Court Order to File a Certificate of Interpretation for Translation of Complaints to the Complainant's Native Tongue

In People v. Banchs (173 Misc 2d 415 [1997]) during the pretrial stage of the action, the court learned that the complainants neither spoke nor read English. Such facts were undisputed. The court, within its discretion, ordered the People to serve and file a certificate of interpretation. (Supra, at 416.) On three subsequent adjourned dates, the People failed to provide the certificate. On the fourth date, the People moved to reargue the need for the certificate and ultimately that motion to reargue was granted. The Banchs court ruled that once it was presented with unchallenged indicia of the complainant's lack of understanding and ability to speak or read English, the verifications by the complainants on the corroborating affidavits became suspect. As a result, the court ordered the People to file a certificate of interpretation to confirm that the complaint was indeed translated to the complainants in their native tongue.
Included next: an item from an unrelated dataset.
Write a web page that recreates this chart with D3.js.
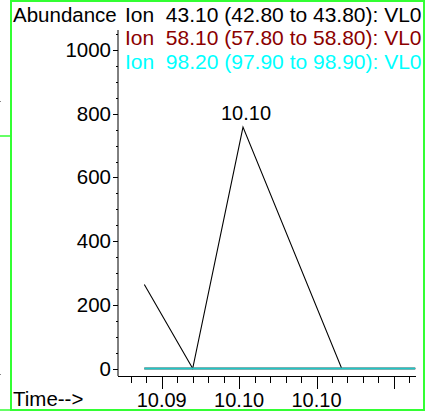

Similar to Banchs (supra), in People v. Allen (166 Misc 2d 916 [1996]) and People v. Honshj (176 Misc 2d 170 [1998]), the courts considered whether the misdemeanor complaints were properly converted absent the submission of certificates of interpretation. In both cases, however, the courts found that the complaints were facially sufficient because defendants merely speculated that the complainants did not comprehend English and as such could not successfully challenge the propriety of the supporting depositions.